Characterization of supported ruthenium catalysts derived from reaction of Ru₃(CO)₁₂ with rare earth oxides

The surface chemistry of supported ruthenium on high surface area (>50 m² g^-1) rare earth oxides (La, Ce, Pr, Tb, Ho, and Yb) has been studied by temperature-programmed reduction, temperature-programmed oxidation, X-ray photoelectron spectroscopy, Fourier transform infrared spectroscopy, and hydrogen chemisorption. Reduction of carbonyl ligands and surface carbonate by H₂ takes place in the range 255°C < T < 300°C, with evolution of CH₄ and formation of nanometer-sized Ru particles. The Ru nanocrystallites were readily oxidized to RuO₂, which strongly interacted with the support.
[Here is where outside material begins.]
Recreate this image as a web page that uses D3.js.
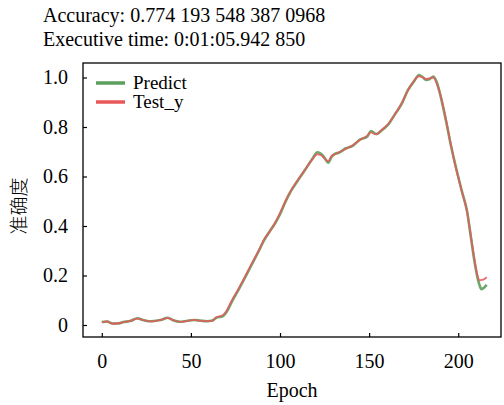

Prolonged heating (6 h) in 1% O₂/He at 350°C led to loss of free RuO₂ from the support, but shorter term heating resulted in rearrangement of RuO₂ on the support, as revealed by alteration in the reduction profile with varying oxidation conditions. Hydrogen adsorption-desorption experiments showed that dispersion of Ru metal was increased by the reduction-oxidation-reduction cycle for La and Yb but not the other oxides. Facile reduction of Ce, Pr, and Tb oxides was attributed to the dissociative chemisorption of H₂ on Ru metal nanocrystallites, and spillover of atomic species to the support. Reducible oxides such as CeO₂ and Pr₆O₁₁ have been found to be effective support for the production of lower alkene from synthesis gas.